GOAL
From the listing below, select every line where the word "this" appears.

--- start of GIVEN RECORDS ---

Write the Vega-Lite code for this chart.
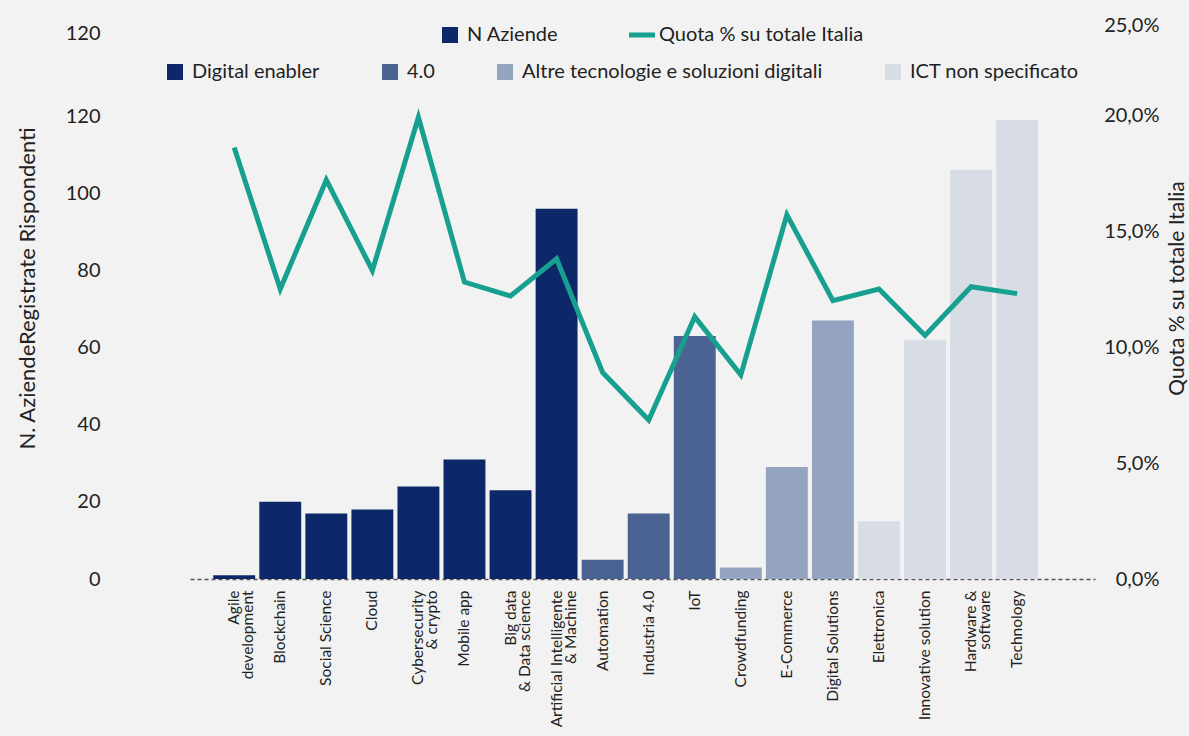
{
  "$schema": "https://vega.github.io/schema/vega-lite/v6.json",
  "width": 905,
  "height": 554,
  "autosize": "none",
  "padding": {"left": 190, "top": 25, "right": 94, "bottom": 157},
  "background": "#f2f2f2",
  "config": {
    "view": {"stroke": null},
    "font": "Lato",
    "axis": {"labelFont": "Lato", "titleFont": "Lato", "labelColor": "#222222", "titleColor": "#222222", "grid": false, "ticks": false},
    "legend": {"labelFont": "Lato", "labelColor": "#222222", "padding": 0, "labelLimit": 0}
  },
  "data": {
    "values": [
      {"categoria": "Agile\ndevelopment", "gruppo": "Digital enabler", "n": 1, "quota": 0.186, "serie": "Quota % su totale Italia"},
      {"categoria": "Blockchain", "gruppo": "Digital enabler", "n": 20, "quota": 0.125, "serie": "Quota % su totale Italia"},
      {"categoria": "Social Science", "gruppo": "Digital enabler", "n": 17, "quota": 0.172, "serie": "Quota % su totale Italia"},
      {"categoria": "Cloud", "gruppo": "Digital enabler", "n": 18, "quota": 0.133, "serie": "Quota % su totale Italia"},
      {"categoria": "Cybersecurity\n& crypto", "gruppo": "Digital enabler", "n": 24, "quota": 0.199, "serie": "Quota % su totale Italia"},
      {"categoria": "Mobile app", "gruppo": "Digital enabler", "n": 31, "quota": 0.128, "serie": "Quota % su totale Italia"},
      {"categoria": "Big data\n& Data science", "gruppo": "Digital enabler", "n": 23, "quota": 0.122, "serie": "Quota % su totale Italia"},
      {"categoria": "Artificial Intelligente\n& Machine", "gruppo": "Digital enabler", "n": 96, "quota": 0.138, "serie": "Quota % su totale Italia"},
      {"categoria": "Automation", "gruppo": "4.0", "n": 5, "quota": 0.089, "serie": "Quota % su totale Italia"},
      {"categoria": "Industria 4.0", "gruppo": "4.0", "n": 17, "quota": 0.0685, "serie": "Quota % su totale Italia"},
      {"categoria": "IoT", "gruppo": "4.0", "n": 63, "quota": 0.113, "serie": "Quota % su totale Italia"},
      {"categoria": "Crowdfunding", "gruppo": "Altre tecnologie e soluzioni digitali", "n": 3, "quota": 0.088, "serie": "Quota % su totale Italia"},
      {"categoria": "E-Commerce", "gruppo": "Altre tecnologie e soluzioni digitali", "n": 29, "quota": 0.157, "serie": "Quota % su totale Italia"},
      {"categoria": "Digital Solutions", "gruppo": "Altre tecnologie e soluzioni digitali", "n": 67, "quota": 0.12, "serie": "Quota % su totale Italia"},
      {"categoria": "Elettronica", "gruppo": "ICT non specificato", "n": 15, "quota": 0.125, "serie": "Quota % su totale Italia"},
      {"categoria": "Innovative solution", "gruppo": "ICT non specificato", "n": 62, "quota": 0.105, "serie": "Quota % su totale Italia"},
      {"categoria": "Hardware &\nsoftware", "gruppo": "ICT non specificato", "n": 106, "quota": 0.126, "serie": "Quota % su totale Italia"},
      {"categoria": "Technology", "gruppo": "ICT non specificato", "n": 119, "quota": 0.123, "serie": "Quota % su totale Italia"}
    ]
  },
  "encoding": {
    "x": {
      "field": "categoria",
      "type": "nominal",
      "sort": null,
      "scale": {"paddingInner": 0.09, "paddingOuter": 0.87, "align": 0.29},
      "axis": {
        "title": null,
        "labelAngle": 270,
        "labelAlign": "right",
        "labelBaseline": "middle",
        "labelFontSize": 15.5,
        "labelPadding": 11,
        "labelExpr": "split(datum.label, '\\n')",
        "labelLineHeight": 14,
        "domainColor": "#555555",
        "domainDash": [4, 3],
        "domainWidth": 1.5
      }
    }
  },
  "layer": [
    {
      "mark": {"type": "bar"},
      "encoding": {
        "y": {
          "field": "n",
          "type": "quantitative",
          "scale": {"domain": [0, 143.6], "nice": false, "zero": true},
          "axis": {
            "orient": "left",
            "title": "N. AziendeRegistrate Rispondenti",
            "titleFontSize": 22,
            "titleFontWeight": "normal",
            "titlePadding": 26,
            "titleY": 263,
            "values": [0, 20, 40, 60, 80, 100, 120, 141.5],
            "labelExpr": "datum.value > 130 ? '120' : datum.label",
            "labelFontSize": 20,
            "labelPadding": 90,
            "domain": false
          }
        },
        "color": {
          "field": "gruppo",
          "type": "nominal",
          "scale": {
            "domain": ["Digital enabler", "4.0", "Altre tecnologie e soluzioni digitali", "ICT non specificato"],
            "range": ["#0c2869", "#4b6393", "#94a3c0", "#d8dce5"]
          },
          "legend": {
            "title": null,
            "orient": "none",
            "direction": "horizontal",
            "legendX": -25,
            "legendY": 37,
            "symbolType": "square",
            "symbolSize": 256,
            "symbolOpacity": 1,
            "labelFontSize": 20,
            "labelOffset": 7,
            "columnPadding": 60
          }
        }
      }
    },
    {
      "mark": {"type": "line", "strokeWidth": 5},
      "encoding": {
        "y": {
          "field": "quota",
          "type": "quantitative",
          "scale": {"domain": [0, 0.2388], "nice": false, "zero": true},
          "axis": {
            "orient": "right",
            "title": "Quota % su totale Italia",
            "titleFontSize": 21,
            "titleFontWeight": "normal",
            "titleAngle": 270,
            "titleX": 82,
            "titleY": 263,
            "titleBaseline": "middle",
            "titleAlign": "center",
            "values": [0, 0.05, 0.1, 0.15, 0.2, 0.2388],
            "labelExpr": "datum.value > 0.22 ? '25,0%' : replace(format(datum.value, '.1%'), '.', ',')",
            "labelFontSize": 20,
            "labelAlign": "right",
            "labelPadding": 64,
            "domain": false
          }
        },
        "stroke": {
          "field": "serie",
          "type": "nominal",
          "scale": {"domain": ["N Aziende", "Quota % su totale Italia"], "range": ["#0c2869", "#17a08f"]},
          "legend": {
            "title": null,
            "orient": "none",
            "direction": "horizontal",
            "legendX": 250,
            "legendY": 0,
            "labelFontSize": 20,
            "labelOffset": 7,
            "columnPadding": 60,
            "encode": {
              "symbols": {
                "update": {
                  "shape": {"signal": "datum.value === 'N Aziende' ? 'square' : 'stroke'"},
                  "size": {"signal": "datum.value === 'N Aziende' ? 256 : 676"},
                  "fill": {"signal": "datum.value === 'N Aziende' ? '#0c2869' : 'transparent'"},
                  "stroke": {"signal": "datum.value === 'N Aziende' ? '#0c2869' : '#17a08f'"},
                  "strokeWidth": {"signal": "datum.value === 'N Aziende' ? 0 : 5"}
                }
              }
            }
          }
        }
      }
    }
  ],
  "resolve": {"scale": {"y": "independent"}}
}
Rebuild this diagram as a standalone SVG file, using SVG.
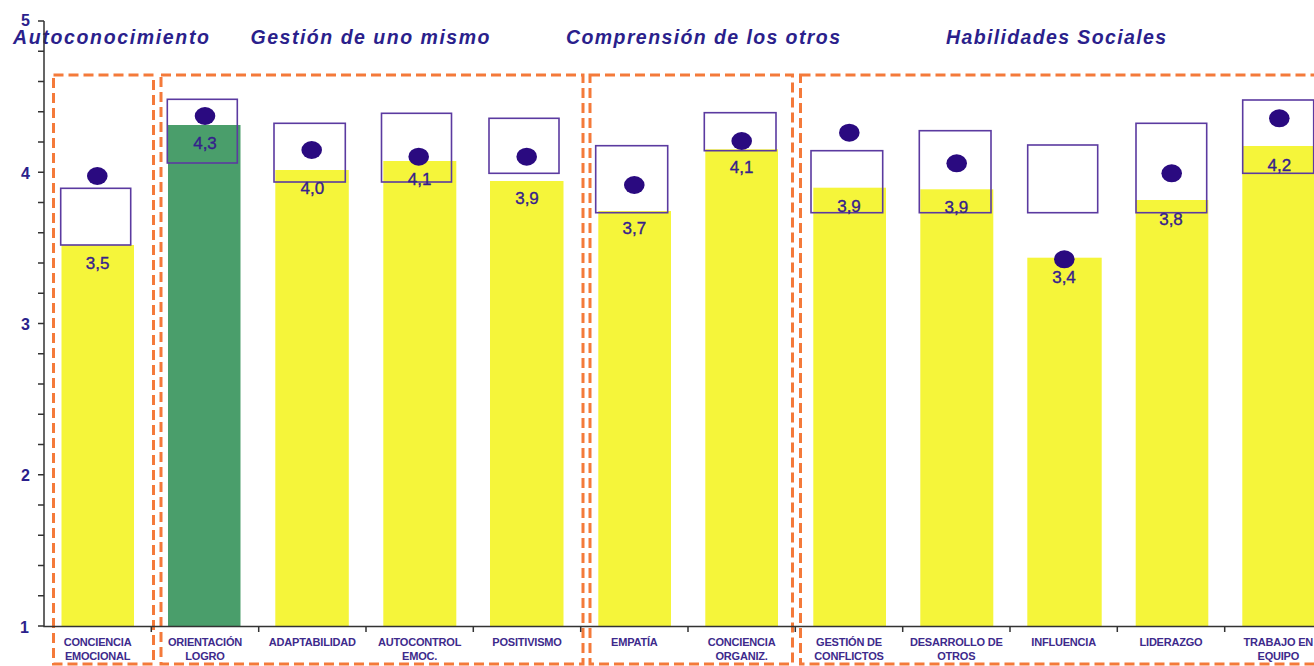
<svg xmlns="http://www.w3.org/2000/svg" width="1314" height="666" viewBox="0 0 1314 666">
<style>
.title{font-family:"Liberation Sans",Arial,sans-serif;font-weight:bold;font-style:italic;font-size:19.5px;fill:#2b1f8c}
.ytick{font-family:"Liberation Sans",Arial,sans-serif;font-weight:bold;font-size:16px;fill:#2b1f8c;text-anchor:end}
.cat{font-family:"Liberation Sans",Arial,sans-serif;font-weight:bold;font-size:11px;fill:#3d2a8c;text-anchor:middle;letter-spacing:-0.2px}
.val{font-family:"Liberation Sans",Arial,sans-serif;font-size:17px;fill:#35208c;stroke:#35208c;stroke-width:0.35;text-anchor:middle}
.bar{fill:#f5f53a}
.green{fill:#4a9e6b}
.box{fill:none;stroke:#5b3aa0;stroke-width:1.6}
.dot{fill:#2a0a80}
.grp{fill:none;stroke:#f47a3a;stroke-width:3;stroke-dasharray:10 5}
.axis{stroke:#333;stroke-width:1.5;fill:none}
</style>

<g id="groups">
<rect class="grp" x="53.5" y="75" width="100" height="589"/>
<rect class="grp" x="161" y="75" width="422" height="589"/>
<rect class="grp" x="590" y="75" width="202.5" height="589"/>
<rect class="grp" x="800.5" y="75" width="540" height="589"/>
</g>

<g id="titles">
<text class="title" x="13" y="43.5" textLength="196" lengthAdjust="spacing">Autoconocimiento</text>
<text class="title" x="250.5" y="43.5" textLength="239" lengthAdjust="spacing">Gestión de uno mismo</text>
<text class="title" x="566" y="43.5" textLength="274" lengthAdjust="spacing">Comprensión de los otros</text>
<text class="title" x="946" y="43.5" textLength="220" lengthAdjust="spacing">Habilidades Sociales</text>
</g>

<g id="bars">
<g id="bar1"><rect class="bar" x="61.5" y="245" width="72.5" height="381"/><rect class="box" x="60.7" y="188.3" width="70" height="56.7"/><ellipse class="dot" cx="97.3" cy="176" rx="10.3" ry="9"/><text class="val" x="97.6" y="269">3,5</text></g>
<g id="bar2"><rect class="green" x="168" y="125" width="72.5" height="501"/><rect class="box" x="167.3" y="99.3" width="70" height="63.7"/><ellipse class="dot" cx="205" cy="116" rx="10.3" ry="9"/><text class="val" x="205" y="149">4,3</text></g>
<g id="bar3"><rect class="bar" x="275.3" y="170" width="73.5" height="456"/><rect class="box" x="274" y="123.3" width="71.3" height="58.7"/><ellipse class="dot" cx="311.7" cy="150" rx="10.3" ry="9"/><text class="val" x="312.3" y="194">4,0</text></g>
<g id="bar4"><rect class="bar" x="383.3" y="161" width="73" height="465"/><rect class="box" x="381.5" y="113.3" width="70" height="68.7"/><ellipse class="dot" cx="418.7" cy="156.7" rx="10.3" ry="9"/><text class="val" x="419.6" y="185">4,1</text></g>
<g id="bar5"><rect class="bar" x="490" y="181" width="73.5" height="445"/><rect class="box" x="489" y="118.3" width="70" height="55"/><ellipse class="dot" cx="526.7" cy="156.7" rx="10.3" ry="9"/><text class="val" x="527" y="204">3,9</text></g>
<g id="bar6"><rect class="bar" x="598.3" y="211" width="72.7" height="415"/><rect class="box" x="595.7" y="145.7" width="72" height="67"/><ellipse class="dot" cx="634.3" cy="185" rx="10.3" ry="9"/><text class="val" x="634.3" y="234">3,7</text></g>
<g id="bar7"><rect class="bar" x="705.3" y="149.3" width="72.7" height="476.7"/><rect class="box" x="704.3" y="112.7" width="71.7" height="38"/><ellipse class="dot" cx="741.7" cy="141" rx="10.3" ry="9"/><text class="val" x="741.6" y="173">4,1</text></g>
<g id="bar8"><rect class="bar" x="813.3" y="187.7" width="72.7" height="438.3"/><rect class="box" x="811" y="150.7" width="71.7" height="62"/><ellipse class="dot" cx="849.3" cy="132.7" rx="10.3" ry="9"/><text class="val" x="849" y="212">3,9</text></g>
<g id="bar9"><rect class="bar" x="920.3" y="189.3" width="73" height="436.7"/><rect class="box" x="919.3" y="130.7" width="71.7" height="82"/><ellipse class="dot" cx="956.7" cy="163.3" rx="10.3" ry="9"/><text class="val" x="956.3" y="213">3,9</text></g>
<g id="bar10"><rect class="bar" x="1027.3" y="257.7" width="74.4" height="368.3"/><rect class="box" x="1027.7" y="145" width="70" height="67.7"/><ellipse class="dot" cx="1064.3" cy="259.3" rx="10.3" ry="9"/><text class="val" x="1064" y="283">3,4</text></g>
<g id="bar11"><rect class="bar" x="1135.7" y="200" width="72.6" height="426"/><rect class="box" x="1136" y="123.3" width="70.7" height="89.4"/><ellipse class="dot" cx="1171.7" cy="173.3" rx="10.3" ry="9"/><text class="val" x="1171" y="225">3,8</text></g>
<g id="bar12"><rect class="bar" x="1242.3" y="146" width="80" height="480"/><rect class="box" x="1242.7" y="100" width="71" height="73.3"/><ellipse class="dot" cx="1279.3" cy="118.3" rx="10.3" ry="9"/><text class="val" x="1279.3" y="171">4,2</text></g>
</g>

<g id="axes">
<path class="axis" d="M44 21V626.5H1314"/>
<path class="axis" d="M38 21H44M38 51.25H44M38 81.5H44M38 111.75H44M38 142H44M38 172.25H44M38 202.5H44M38 232.75H44M38 263H44M38 293.25H44M38 323.5H44M38 353.75H44M38 384H44M38 414.25H44M38 444.5H44M38 474.75H44M38 505H44M38 535.25H44M38 565.5H44M38 595.75H44M38 626H44"/>
<path class="axis" d="M151.3 626.5V632M258.7 626.5V632M366 626.5V632M473.3 626.5V632M580.7 626.5V632M688 626.5V632M795.3 626.5V632M902.7 626.5V632M1010 626.5V632M1117.3 626.5V632M1224.7 626.5V632"/>
<text class="ytick" x="30" y="26">5</text>
<text class="ytick" x="30" y="178.5">4</text>
<text class="ytick" x="30" y="330">3</text>
<text class="ytick" x="30" y="481">2</text>
<text class="ytick" x="29" y="632.5">1</text>
</g>

<g id="labels">
<text class="cat" x="97.6" y="645.5">CONCIENCIA</text><text class="cat" x="97.6" y="660">EMOCIONAL</text>
<text class="cat" x="205" y="645.5">ORIENTACIÓN</text><text class="cat" x="205" y="660">LOGRO</text>
<text class="cat" x="312.3" y="645.5">ADAPTABILIDAD</text>
<text class="cat" x="419.6" y="645.5">AUTOCONTROL</text><text class="cat" x="419.6" y="660">EMOC.</text>
<text class="cat" x="527" y="645.5">POSITIVISMO</text>
<text class="cat" x="634.3" y="645.5">EMPATÍA</text>
<text class="cat" x="741.6" y="645.5">CONCIENCIA</text><text class="cat" x="741.6" y="660">ORGANIZ.</text>
<text class="cat" x="849" y="645.5">GESTIÓN DE</text><text class="cat" x="849" y="660">CONFLICTOS</text>
<text class="cat" x="956.3" y="645.5">DESARROLLO DE</text><text class="cat" x="956.3" y="660">OTROS</text>
<text class="cat" x="1063.6" y="645.5">INFLUENCIA</text>
<text class="cat" x="1171" y="645.5">LIDERAZGO</text>
<text class="cat" x="1278.3" y="645.5">TRABAJO EN</text><text class="cat" x="1278.3" y="660">EQUIPO</text>
</g>
</svg>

--- end of GIVEN RECORDS ---

TASK RESPONSE
Write the Vega-Lite code for this chart.
Rebuild this diagram as a standalone SVG file, using SVG.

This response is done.